Jeffrey Karl Ochsner is a University of Washington professor of architecture and associate dean for academic affairs in the College of Built Environments. He edited both editions of “Shaping Seattle Architecture: A Historical Guide to the Architects.” Ochsner answered a few questions for UW Today.
Q: The 1994 publication of “Shaping Seattle Architecture” marked the 100th anniversary of the American Institute of Architects in Seattle. What was the reason for a second edition now, 20 years later?
A: The 1994 edition was reprinted in 1998, but has been out of print since about 2006. It would have been possible to reprint again, but since 1994 there has been 20 years of new research that the editorial board and I wanted to include. In addition, in the two decades since the first edition we have gained more historical perspective on the second half of the 20th century and we wanted to include more architects who contributed to Seattle’s built environment in that time period. We also wanted to include updates and new illustrations in some of the 1994 essays.
Q: This edition includes profiles of four architects not in the original edition. How did you decide which architects to include in the new edition?
There will be a book launch at 6 p.m., Aug. 6, at Peter Miller Books, 2326 Second Ave., in Seattle.
A: Working with UW Press, we determined that we could include a few additional essays as well as updates to the 48 essays in the previous book.

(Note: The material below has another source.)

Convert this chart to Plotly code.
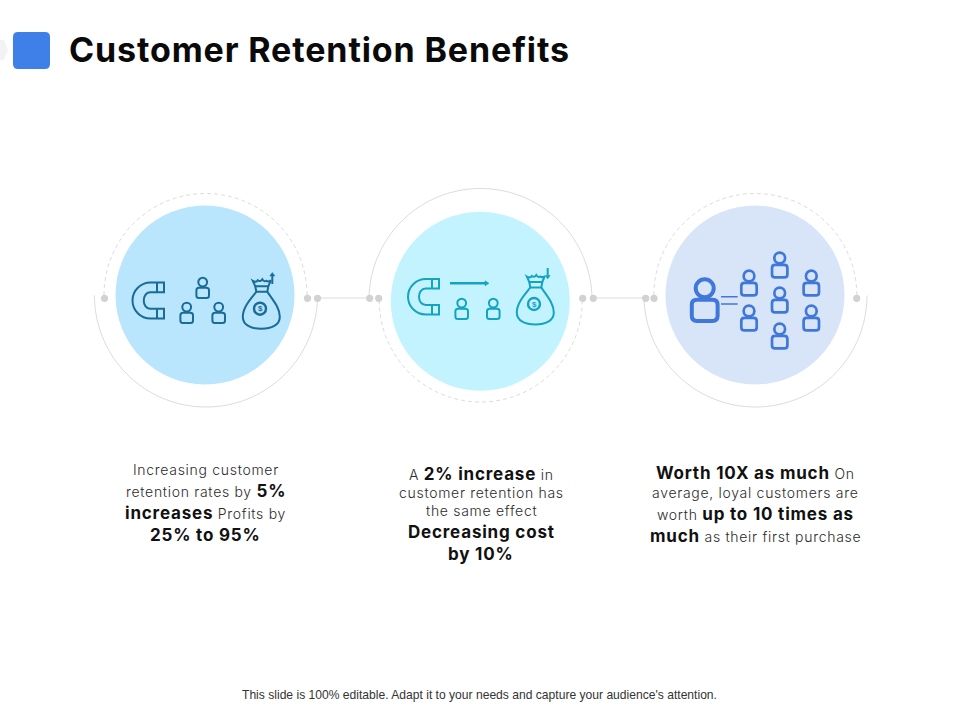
import numpy as np
import plotly.graph_objects as go

title = "Customer Retention Benefits"
footer = "This slide is 100% editable. Adapt it to your needs and capture your audience's attention."

text_left = ["Increasing customer", "retention rates by <b>5%</b>", "<b>increases</b> Profits by", "<b>25% to 95%</b>"]
text_mid = ["A <b>2% increase</b> in", "customer retention has", "the same effect", "<b>Decreasing cost</b>", "<b>by 10%</b>"]
text_right = ["<b>Worth 10X as much</b> On", "average, loyal customers are", "worth <b>up to 10 times as</b>", "<b>much</b> as their first purchase"]

BODY_FONT = "Inter"
GREY = "#d2d2d2"
LINE = "#dcdcdc"


def arc(cx, cy, r, a0, a1):
	# plotly paths have no arc command so sample it
	t = np.radians(np.linspace(a0, a1, 90))
	pts = ["%.2f,%.2f" % (cx + r * np.cos(a), cy + r * np.sin(a)) for a in t]
	return "M" + " L".join(pts)


shapes = []
annotations = []


def path(d, color, width=1.5, fill=None, dash=None):
	shapes.append(dict(type="path", path=d, xref="x", yref="y", fillcolor=fill,
		line=dict(color=color, width=width, dash=dash)))


def circle(cx, cy, r, fill=None, color=None, width=0):
	shapes.append(dict(type="circle", xref="x", yref="y", x0=cx - r, x1=cx + r, y0=cy - r, y1=cy + r,
		fillcolor=fill, line=dict(color=color, width=width)))


def label(x, y, s, size, color="#222222", family=BODY_FONT, anchor="center", weight=None):
	annotations.append(dict(x=x, y=y, xref="x", yref="y", text=s, showarrow=False, xanchor=anchor, yanchor="middle",
		font=dict(family=family, size=size, color=color, weight=weight)))


def person(cx, top, s, color, width):
	head = 4.4 * s
	circle(cx, top + head, head, color=color, width=width)
	x0, x1 = cx - 6.3 * s, cx + 6.3 * s
	y0, y1 = top + 10 * s, top + 20.3 * s
	r = 2.5 * s
	d = f"M{x0 + r},{y0} L{x1 - r},{y0} Q{x1},{y0} {x1},{y0 + r} L{x1},{y1 - r} Q{x1},{y1} {x1 - r},{y1} L{x0 + r},{y1} Q{x0},{y1} {x0},{y1 - r} L{x0},{y0 + r} Q{x0},{y0} {x0 + r},{y0} Z"
	path(d, color, width)


def magnet(x0, y0, w, h, color):
	x1, y1, t = x0 + w, y0 + h, h * 0.27
	xa = x0 + h / 2
	k = h / 2 * 0.55
	d = (f"M{x1},{y0} L{xa},{y0} C{xa - k * 1.0},{y0} {x0},{y0 + h / 2 - k} {x0},{y0 + h / 2} "
		f"C{x0},{y0 + h / 2 + k} {xa - k},{y1} {xa},{y1} L{x1},{y1} L{x1},{y1 - t} L{xa},{y1 - t} "
		f"C{xa - 9},{y1 - t} {xa - 9},{y0 + t} {xa},{y0 + t} L{x1},{y0 + t} Z")
	path(d, color, 2)
	path(f"M{x1 - 7},{y0} L{x1 - 7},{y0 + t} M{x1 - 7},{y1} L{x1 - 7},{y1 - t}", color, 2)


def bag(cx, top, coin_x, coin_y, color):
	crown = (f"M{cx - 8.5},{top + 1.5} Q{cx - 5},{top + 3.5} {cx - 3.5},{top + 1} Q{cx - 1},{top + 3} {cx + 1},{top} "
		f"Q{cx + 3},{top + 3} {cx + 5},{top + 1.5} Q{cx + 7},{top + 3} {cx + 9.5},{top + 1} "
		f"L{cx + 7},{top + 7} L{cx - 6},{top + 7} Z")
	path(crown, color, 2)
	path(f"M{cx - 6},{top + 7} L{cx - 5},{top + 12.5} L{cx + 6},{top + 12.5} L{cx + 7},{top + 7}", color, 2)
	body = (f"M{cx - 5},{top + 12.5} C{cx - 11},{top + 20} {cx - 18.5},{top + 28} {cx - 18.5},{top + 37.5} "
		f"C{cx - 18.5},{top + 46} {cx - 10},{top + 49.5} {cx},{top + 49.5} "
		f"C{cx + 10},{top + 49.5} {cx + 18.5},{top + 46} {cx + 18.5},{top + 37.5} "
		f"C{cx + 18.5},{top + 28} {cx + 11},{top + 20} {cx + 6},{top + 12.5}")
	path(body, color, 2)
	circle(coin_x, coin_y, 6, color=color, width=2.4)
	label(coin_x, coin_y, "<b>$</b>", 8, color, family="Liberation Sans")


def arrow(x, y0, y1, color):
	# short vertical arrow, head at y1
	sign = 1 if y1 > y0 else -1
	path(f"M{x},{y0} L{x},{y1 - 2 * sign}", color, 2)
	path(f"M{x - 2.5},{y1 - 3.5 * sign} L{x + 2.5},{y1 - 3.5 * sign} L{x},{y1} Z", color, 0.5, fill=color)


# rings, solid half outside and dashed half inside
path(arc(206, 295.5, 111.5, 0, 180), LINE, 1)
path(arc(205.5, 295, 101.5, 180, 360), LINE, 1, dash="4px,3px")
path(arc(480.5, 300, 111.5, 180, 360), LINE, 1)
path(arc(480.7, 300.5, 101.5, 0, 180), LINE, 1, dash="4px,3px")
path(arc(755.5, 295.5, 111.5, 0, 180), LINE, 1)
path(arc(755.3, 295, 101.5, 180, 360), LINE, 1, dash="4px,3px")

# connectors
path("M318,298 L369,298", LINE, 1)
path("M593,298 L645,298", LINE, 1)
for x in [104.5, 307.5, 317.5, 369.7, 378.7, 582.7, 593.3, 645.7, 654, 856.7]:
	circle(x, 298.3, 3.6, fill=GREY)

# discs
circle(205, 295, 89.5, fill="#b9e5fd")
circle(480.3, 301.2, 89.5, fill="#c2f3ff")
circle(755, 295, 89.5, fill="#d8e5f9")

# header mark
path("M0,40 L4,40 L8,50 L4,60 L0,60 Z", "#f3f3f3", 0, fill="#f3f3f3")
path("M18,32 L45,32 Q50,32 50,37 L50,64 Q50,69 45,69 L18,69 Q13,69 13,64 L13,37 Q13,32 18,32 Z", "#3f7fe8", 0, fill="#3f7fe8")

# left icons
DARK = "#196b98"
magnet(132.5, 282.5, 31.5, 36, DARK)
person(202.7, 277.7, 1, DARK, 2)
person(186.7, 302.7, 1, DARK, 2)
person(218.7, 302.7, 1, DARK, 2)
bag(261.3, 279.3, 260, 308.7, DARK)
arrow(272.3, 284, 272.5, DARK)

# middle icons
TEAL = "#14a3c2"
magnet(408, 279, 31, 35.5, TEAL)
path("M450,283.3 L485,283.3", TEAL, 2.4)
path("M485,280.8 L489,283.3 L485,285.8 Z", TEAL, 0.5, fill=TEAL)
person(461.7, 298.7, 1, TEAL, 2)
person(493.3, 298.7, 1, TEAL, 2)
bag(535.3, 275, 534, 304, TEAL)
arrow(547.7, 268, 279, TEAL)

# right icons
BLUE = "#3f78d8"
person(704.7, 279.3, 2.05, BLUE, 4)
path("M721,296.7 L737.7,296.7 M721,304 L737.7,304", BLUE, 1.5)
for cx, top in zip([749, 749, 779.7, 779.7, 779.7, 811.3, 811.3], [270.7, 305.7, 252.7, 287.7, 323.7, 270.7, 305.7]):
	person(cx, top, 1.22, BLUE, 2.7)


def block(lines, x, ys):
	for s, y in zip(lines, ys):
		# bold words sit a size up from the light text
		s = s.replace("<b>", "<b style='font-size:17px;color:#111;letter-spacing:0.8px'>")
		label(x, y, "<span style='letter-spacing:0.7px'>" + s + "</span>", 14, "#2c2c2c", weight=300)


block(text_left, 205.5, [469.5, 490.5, 513, 535])
block(text_mid, 481, [473.5, 492.5, 510.5, 532, 554])
block(text_right, 755, [473, 492.5, 514, 536])

label(67, 49.5, "<span style='letter-spacing:0.87px'><b>" + title + "</b></span>", 34, "#0a0a0a", anchor="left")
label(479, 694.5, footer, 12.1, "#333333", family="Liberation Sans")

fig = go.Figure()
fig.update_layout(
	width=960, height=720, margin=dict(l=0, r=0, t=0, b=0),
	plot_bgcolor="white", paper_bgcolor="white", showlegend=False,
	xaxis=dict(range=[0, 960], visible=False, fixedrange=True),
	yaxis=dict(range=[720, 0], visible=False, fixedrange=True),
	shapes=shapes, annotations=annotations,
)
fig.write_html("out.html", config=dict(displayModeBar=False), post_script="document.body.style.margin='0';")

The editorial board and I engaged in a lengthy discussion about whom to include.
In the 1994 edition, we included Edwin Ivey in the Elizabeth Ayer essay; in this edition Ivey gets his own essay, which also allows us to include more of Ayer’s later work. Fred Bassetti was still active in 1994, but once he retired from practice we felt we had to include him because he was so important.
Rich Haag was a similar case — as founder of the UW landscape architecture program and as a key figure in the development of landscape architecture in this region. And Jane Hastings was a leading figure, a successful practitioner who has won numerous accolades and also served as chancellor of the American Institute of Architects College of Fellows.

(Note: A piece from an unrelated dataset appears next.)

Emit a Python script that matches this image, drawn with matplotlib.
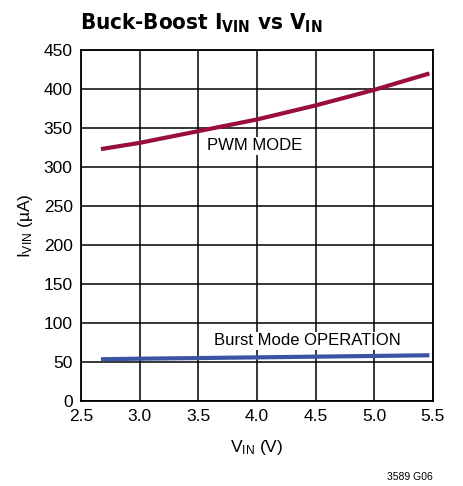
import matplotlib.pyplot as plt

plt.rcParams['font.family'] = ['Liberation Sans', 'DejaVu Sans']
plt.rcParams['mathtext.default'] = 'regular'

# data
vin = [2.67, 3.0, 3.5, 4.0, 4.5, 5.0, 5.47]
i_pwm = [323, 331, 346, 361, 379, 399, 420]
i_burst = [53.5, 54.2, 55.0, 55.9, 56.8, 57.7, 58.6]

xticks = [2.5, 3.0, 3.5, 4.0, 4.5, 5.0, 5.5]
yticks = list(range(0, 451, 50))

fig = plt.figure(figsize=(4.63, 4.86), dpi=100)
ax = fig.add_axes([0.175, 0.175, 0.76, 0.722])

ax.plot(vin, i_pwm, color='#9a0e3c', lw=3, solid_capstyle='butt')
ax.plot(vin, i_burst, color='#3b54a3', lw=3, solid_capstyle='butt')

ax.set_xlim(2.5, 5.5)
ax.set_ylim(0, 450)
ax.set_xticks(xticks)
ax.set_xticklabels(['%.1f' % t for t in xticks])
ax.set_yticks(yticks)
ax.grid(True, color='black', lw=1.1)
ax.tick_params(length=0, labelsize=12.5, pad=6)
for s in ax.spines.values():
    s.set_linewidth(1.3)

ax.text(3.98, 327, 'PWM MODE', ha='center', va='center', fontsize=12,
        bbox=dict(facecolor='white', edgecolor='none', pad=1))
ax.text(4.43, 77, 'Burst Mode OPERATION', ha='center', va='center', fontsize=12,
        bbox=dict(facecolor='white', edgecolor='none', pad=1))

ax.set_xlabel('V$_{IN}$ (V)', fontsize=12.5, labelpad=10)
ax.set_ylabel('I$_{VIN}$ (µA)', fontsize=12.5, labelpad=6)

fig.text(0.173, 0.953, 'Buck-Boost I$_{VIN}$ vs V$_{IN}$', fontsize=16,
         fontweight='bold', family='DejaVu Sans', fontstretch='condensed',
         ha='left', va='center')
fig.text(0.935, 0.008, '3589 G06', fontsize=7.5, ha='right', va='bottom')

fig.savefig('out.png', dpi=100)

Q: Also new to the second edition is an essay on architects and suburban housing before and after World War II. How differently does an architect work when creating a design that will be repeated many times in subdivisions?
A: The 1994 edition tended to emphasize the roles architects played as creators of custom designs for individual clients. However, architects also played roles in shaping what is sometimes called “production housing” — designs that are repeated with variations in single-family residential subdivisions.

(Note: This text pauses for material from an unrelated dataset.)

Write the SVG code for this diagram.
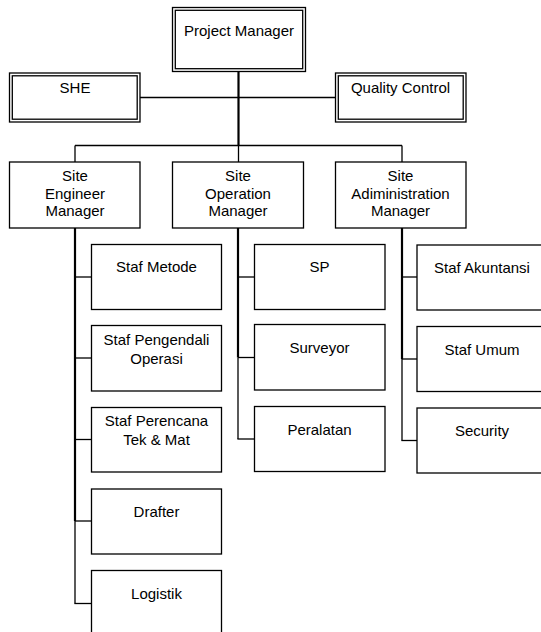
<svg xmlns="http://www.w3.org/2000/svg" width="541" height="632" viewBox="0 0 541 632">
  <style>
    .box { fill: #ffffff; stroke: #000000; stroke-width: 1.3; }
    .dbl { fill: none; stroke: #000000; stroke-width: 1.3; }
    .ln { fill: none; stroke: #000000; stroke-width: 1.3; }
    .thick { fill: none; stroke: #000000; stroke-width: 2.2; }
    text { font-family: "Liberation Sans", Arial, sans-serif; font-size: 15px; fill: #000000; text-anchor: middle; }
  </style>
  <rect width="541" height="632" fill="#ffffff"/>

  <g id="connectors">
    <!-- top tier -->
    <line class="thick" x1="238.5" y1="71" x2="238.5" y2="145.5"/>
    <line class="ln" x1="140" y1="97.5" x2="335" y2="97.5"/>
    <line class="ln" x1="75" y1="145.5" x2="402" y2="145.5"/>
    <line class="ln" x1="75" y1="145.5" x2="75" y2="162"/>
    <line class="ln" x1="238.5" y1="145.5" x2="238.5" y2="162"/>
    <line class="ln" x1="402" y1="145.5" x2="402" y2="162"/>
    <!-- engineer branch -->
    <line class="thick" x1="75" y1="228" x2="75" y2="521"/>
    <line class="ln" x1="75" y1="521" x2="75" y2="603.5"/>
    <line class="ln" x1="75" y1="277" x2="91" y2="277"/>
    <line class="ln" x1="75" y1="358" x2="91" y2="358"/>
    <line class="ln" x1="75" y1="439.5" x2="91" y2="439.5"/>
    <line class="ln" x1="75" y1="521" x2="91" y2="521"/>
    <line class="ln" x1="74.4" y1="603.5" x2="91" y2="603.5"/>
    <!-- operation branch -->
    <line class="thick" x1="238" y1="228" x2="238" y2="357.5"/>
    <line class="ln" x1="238" y1="357.5" x2="238" y2="439"/>
    <line class="ln" x1="238" y1="277" x2="254" y2="277"/>
    <line class="ln" x1="238" y1="357.5" x2="254" y2="357.5"/>
    <line class="ln" x1="237.4" y1="439" x2="254" y2="439"/>
    <!-- administration branch -->
    <line class="thick" x1="402" y1="228" x2="402" y2="359"/>
    <line class="ln" x1="402" y1="359" x2="402" y2="440.5"/>
    <line class="ln" x1="402" y1="277" x2="417" y2="277"/>
    <line class="ln" x1="402" y1="359" x2="417" y2="359"/>
    <line class="ln" x1="401.4" y1="440.5" x2="417" y2="440.5"/>
  </g>

  <g id="project-manager">
    <rect class="dbl" x="172.5" y="7.5" width="133" height="64"/>
    <rect class="dbl" x="175.3" y="10.3" width="127.4" height="58.4"/>
    <text x="239" y="36">Project Manager</text>
  </g>

  <g id="she">
    <rect class="dbl" x="9.5" y="73" width="130.5" height="49"/>
    <rect class="dbl" x="12.3" y="75.8" width="124.9" height="43.4"/>
    <text x="75" y="93">SHE</text>
  </g>

  <g id="quality-control">
    <rect class="dbl" x="335.5" y="73" width="130.5" height="49"/>
    <rect class="dbl" x="338.3" y="75.8" width="124.9" height="43.4"/>
    <text x="400.5" y="93">Quality Control</text>
  </g>

  <g id="site-engineer-manager">
    <rect class="box" x="9.5" y="162" width="130.5" height="66"/>
    <text x="75" y="181">Site</text>
    <text x="75" y="198.5">Engineer</text>
    <text x="75" y="216">Manager</text>
  </g>

  <g id="site-operation-manager">
    <rect class="box" x="172.5" y="162" width="131" height="66"/>
    <text x="238" y="181">Site</text>
    <text x="238" y="198.5">Operation</text>
    <text x="238" y="216">Manager</text>
  </g>

  <g id="site-administration-manager">
    <rect class="box" x="335.5" y="162" width="130.5" height="66"/>
    <text x="400.5" y="181">Site</text>
    <text x="400.5" y="198.5">Adiministration</text>
    <text x="400.5" y="216">Manager</text>
  </g>

  <g id="staf-metode">
    <rect class="box" x="91.5" y="244.5" width="130" height="65"/>
    <text x="156.5" y="272">Staf Metode</text>
  </g>
  <g id="staf-pengendali-operasi">
    <rect class="box" x="91.5" y="325.5" width="130" height="65.5"/>
    <text x="156.5" y="345">Staf Pengendali</text>
    <text x="156.5" y="363.5">Operasi</text>
  </g>
  <g id="staf-perencana">
    <rect class="box" x="91.5" y="407.5" width="130" height="64.5"/>
    <text x="156.5" y="426">Staf Perencana</text>
    <text x="156.5" y="444.5">Tek &amp; Mat</text>
  </g>
  <g id="drafter">
    <rect class="box" x="91.5" y="489" width="130" height="65"/>
    <text x="156.5" y="517">Drafter</text>
  </g>
  <g id="logistik">
    <rect class="box" x="91.5" y="570.5" width="130" height="70"/>
    <text x="156.5" y="598.5">Logistik</text>
  </g>

  <g id="sp">
    <rect class="box" x="254.5" y="244.5" width="130.5" height="65"/>
    <text x="319.5" y="272">SP</text>
  </g>
  <g id="surveyor">
    <rect class="box" x="254.5" y="324.5" width="130.5" height="65.5"/>
    <text x="319.5" y="353">Surveyor</text>
  </g>
  <g id="peralatan">
    <rect class="box" x="254.5" y="406.5" width="130.5" height="65"/>
    <text x="319.5" y="434.5">Peralatan</text>
  </g>

  <g id="staf-akuntansi">
    <rect class="box" x="417" y="245" width="131" height="65"/>
    <text x="482" y="272.5">Staf Akuntansi</text>
  </g>
  <g id="staf-umum">
    <rect class="box" x="417" y="326.5" width="131" height="65"/>
    <text x="482" y="354.5">Staf Umum</text>
  </g>
  <g id="security">
    <rect class="box" x="417" y="408" width="131" height="65"/>
    <text x="482" y="436">Security</text>
  </g>
</svg>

These designs are often produced taking account of the specific needs of the developer and may be offered as prototypes that are examples of the kinds of houses a developer intends to build. Readers may be surprised to see the number of different Seattle architects who, at one point or another in their careers, worked with developers or builders designing this kind of housing.
Q: The book has a substantial reference section at the back. What does this section embrace, and how has it been updated since 1994?
A: The editorial board and I believed updating the appendices was especially important as a way of keeping the book as a useful reference. More changes were made there than to any other part of the book. The “sources of information” for each of the architects now includes publications that appeared in the last 20 years. The address lists have been corrected and updated (including removal of buildings that were destroyed).
The biggest changes are found in short entries for “additional architects” who were significant in Seattle’s history: In 1994 we included about 85 additional architects — now we have more than 250, including many who practiced in the second half of the 20th century. Finally, the appendix by David Rash titled “Researching Seattle’s Architectural Past” has been completely updated and expanded to include digital resources.
One thing that may not be immediately apparent is the number of architects included who have UW connections. With the expansion of the “additional architects” appendix, a very long list of UW faculty and graduates is now included.
Q: What lessons might a reader learn about the changing nature of architecture and design from this book?
A: The editorial board and I wanted to show the wide variety of kinds of architectural achievement and the extraordinary diversity of those who contributed to making Seattle’s built environment. The book includes over 600 photographs, so it really shows a wide range of what has been done by the architects of Seattle.